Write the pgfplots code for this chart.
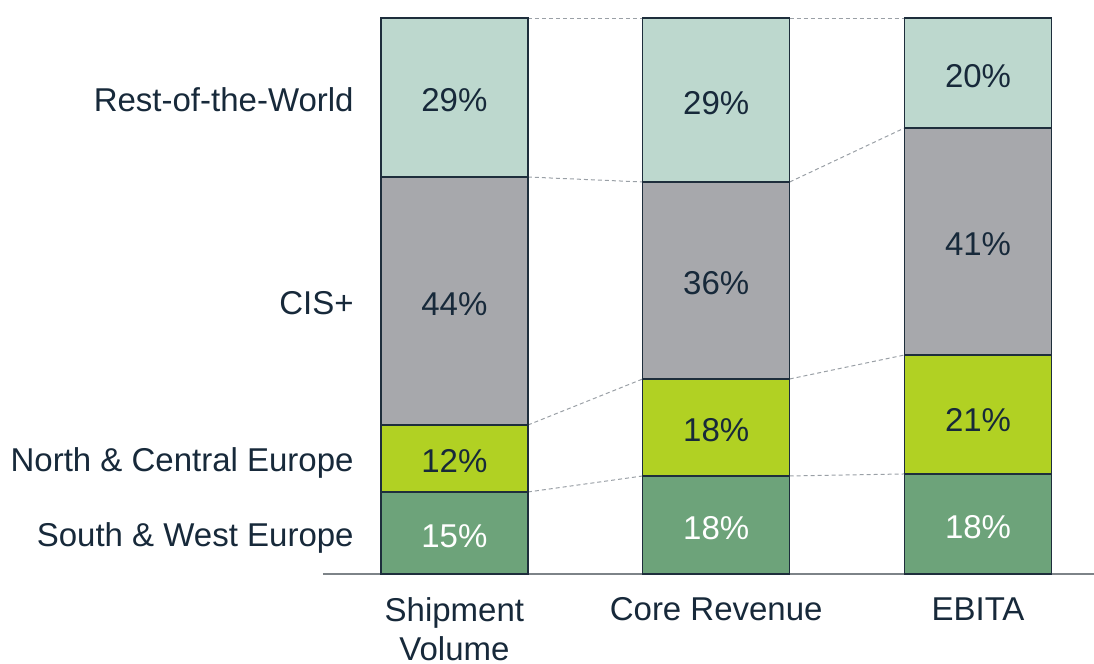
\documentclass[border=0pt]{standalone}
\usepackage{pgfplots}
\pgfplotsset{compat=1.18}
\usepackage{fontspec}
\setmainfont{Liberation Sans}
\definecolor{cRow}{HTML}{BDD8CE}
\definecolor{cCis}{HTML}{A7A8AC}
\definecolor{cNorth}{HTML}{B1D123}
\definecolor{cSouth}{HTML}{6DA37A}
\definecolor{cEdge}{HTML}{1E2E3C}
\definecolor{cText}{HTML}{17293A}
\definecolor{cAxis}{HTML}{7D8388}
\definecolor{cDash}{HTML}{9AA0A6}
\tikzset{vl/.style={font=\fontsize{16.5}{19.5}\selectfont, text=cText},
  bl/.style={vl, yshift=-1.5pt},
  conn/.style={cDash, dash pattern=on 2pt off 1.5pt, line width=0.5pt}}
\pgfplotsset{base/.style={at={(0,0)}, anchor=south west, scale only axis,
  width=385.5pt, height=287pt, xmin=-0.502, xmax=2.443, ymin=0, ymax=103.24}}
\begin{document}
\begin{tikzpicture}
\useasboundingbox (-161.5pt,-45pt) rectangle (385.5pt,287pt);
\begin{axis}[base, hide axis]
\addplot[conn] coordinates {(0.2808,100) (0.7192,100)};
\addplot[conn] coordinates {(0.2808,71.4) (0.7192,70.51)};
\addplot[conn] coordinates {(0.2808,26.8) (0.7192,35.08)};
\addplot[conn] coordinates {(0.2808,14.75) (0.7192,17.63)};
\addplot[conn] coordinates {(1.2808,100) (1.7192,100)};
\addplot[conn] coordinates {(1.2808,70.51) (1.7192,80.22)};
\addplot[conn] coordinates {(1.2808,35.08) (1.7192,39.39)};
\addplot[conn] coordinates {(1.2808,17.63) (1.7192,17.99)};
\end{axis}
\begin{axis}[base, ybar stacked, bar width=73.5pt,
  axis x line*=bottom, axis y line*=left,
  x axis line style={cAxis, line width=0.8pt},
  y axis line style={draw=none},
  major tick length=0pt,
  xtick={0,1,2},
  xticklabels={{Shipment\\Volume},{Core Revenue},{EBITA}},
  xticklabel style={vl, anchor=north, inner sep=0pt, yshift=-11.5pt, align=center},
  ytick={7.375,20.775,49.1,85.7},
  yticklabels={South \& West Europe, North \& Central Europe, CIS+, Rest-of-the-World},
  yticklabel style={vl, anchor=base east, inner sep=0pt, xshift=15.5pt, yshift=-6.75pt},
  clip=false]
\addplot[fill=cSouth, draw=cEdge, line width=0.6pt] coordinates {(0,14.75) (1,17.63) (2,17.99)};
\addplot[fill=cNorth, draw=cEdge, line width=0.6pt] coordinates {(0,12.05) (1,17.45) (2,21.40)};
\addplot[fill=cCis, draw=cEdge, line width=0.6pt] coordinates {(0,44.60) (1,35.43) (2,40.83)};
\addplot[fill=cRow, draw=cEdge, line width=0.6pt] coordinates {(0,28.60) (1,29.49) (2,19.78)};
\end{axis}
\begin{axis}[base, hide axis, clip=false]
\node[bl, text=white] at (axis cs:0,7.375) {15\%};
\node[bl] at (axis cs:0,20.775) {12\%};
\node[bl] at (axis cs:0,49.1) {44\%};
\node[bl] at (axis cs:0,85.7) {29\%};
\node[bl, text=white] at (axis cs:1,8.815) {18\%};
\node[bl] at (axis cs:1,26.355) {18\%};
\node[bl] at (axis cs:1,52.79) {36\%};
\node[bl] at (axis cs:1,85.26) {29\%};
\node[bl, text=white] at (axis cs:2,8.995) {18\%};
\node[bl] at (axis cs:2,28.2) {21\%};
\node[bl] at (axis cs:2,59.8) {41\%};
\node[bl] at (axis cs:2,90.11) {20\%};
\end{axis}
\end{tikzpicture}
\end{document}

=-=-=-=-=

Write the listing above out again exactly, dropping each image.

__Written response__
Write the pgfplots code for this chart.
\documentclass[border=0pt]{standalone}
\usepackage{pgfplots}
\pgfplotsset{compat=1.18}
\usepackage{fontspec}
\setmainfont{Liberation Sans}
\definecolor{cRow}{HTML}{BDD8CE}
\definecolor{cCis}{HTML}{A7A8AC}
\definecolor{cNorth}{HTML}{B1D123}
\definecolor{cSouth}{HTML}{6DA37A}
\definecolor{cEdge}{HTML}{1E2E3C}
\definecolor{cText}{HTML}{17293A}
\definecolor{cAxis}{HTML}{7D8388}
\definecolor{cDash}{HTML}{9AA0A6}
\tikzset{vl/.style={font=\fontsize{16.5}{19.5}\selectfont, text=cText},
  bl/.style={vl, yshift=-1.5pt},
  conn/.style={cDash, dash pattern=on 2pt off 1.5pt, line width=0.5pt}}
\pgfplotsset{base/.style={at={(0,0)}, anchor=south west, scale only axis,
  width=385.5pt, height=287pt, xmin=-0.502, xmax=2.443, ymin=0, ymax=103.24}}
\begin{document}
\begin{tikzpicture}
\useasboundingbox (-161.5pt,-45pt) rectangle (385.5pt,287pt);
\begin{axis}[base, hide axis]
\addplot[conn] coordinates {(0.2808,100) (0.7192,100)};
\addplot[conn] coordinates {(0.2808,71.4) (0.7192,70.51)};
\addplot[conn] coordinates {(0.2808,26.8) (0.7192,35.08)};
\addplot[conn] coordinates {(0.2808,14.75) (0.7192,17.63)};
\addplot[conn] coordinates {(1.2808,100) (1.7192,100)};
\addplot[conn] coordinates {(1.2808,70.51) (1.7192,80.22)};
\addplot[conn] coordinates {(1.2808,35.08) (1.7192,39.39)};
\addplot[conn] coordinates {(1.2808,17.63) (1.7192,17.99)};
\end{axis}
\begin{axis}[base, ybar stacked, bar width=73.5pt,
  axis x line*=bottom, axis y line*=left,
  x axis line style={cAxis, line width=0.8pt},
  y axis line style={draw=none},
  major tick length=0pt,
  xtick={0,1,2},
  xticklabels={{Shipment\\Volume},{Core Revenue},{EBITA}},
  xticklabel style={vl, anchor=north, inner sep=0pt, yshift=-11.5pt, align=center},
  ytick={7.375,20.775,49.1,85.7},
  yticklabels={South \& West Europe, North \& Central Europe, CIS+, Rest-of-the-World},
  yticklabel style={vl, anchor=base east, inner sep=0pt, xshift=15.5pt, yshift=-6.75pt},
  clip=false]
\addplot[fill=cSouth, draw=cEdge, line width=0.6pt] coordinates {(0,14.75) (1,17.63) (2,17.99)};
\addplot[fill=cNorth, draw=cEdge, line width=0.6pt] coordinates {(0,12.05) (1,17.45) (2,21.40)};
\addplot[fill=cCis, draw=cEdge, line width=0.6pt] coordinates {(0,44.60) (1,35.43) (2,40.83)};
\addplot[fill=cRow, draw=cEdge, line width=0.6pt] coordinates {(0,28.60) (1,29.49) (2,19.78)};
\end{axis}
\begin{axis}[base, hide axis, clip=false]
\node[bl, text=white] at (axis cs:0,7.375) {15\%};
\node[bl] at (axis cs:0,20.775) {12\%};
\node[bl] at (axis cs:0,49.1) {44\%};
\node[bl] at (axis cs:0,85.7) {29\%};
\node[bl, text=white] at (axis cs:1,8.815) {18\%};
\node[bl] at (axis cs:1,26.355) {18\%};
\node[bl] at (axis cs:1,52.79) {36\%};
\node[bl] at (axis cs:1,85.26) {29\%};
\node[bl, text=white] at (axis cs:2,8.995) {18\%};
\node[bl] at (axis cs:2,28.2) {21\%};
\node[bl] at (axis cs:2,59.8) {41\%};
\node[bl] at (axis cs:2,90.11) {20\%};
\end{axis}
\end{tikzpicture}
\end{document}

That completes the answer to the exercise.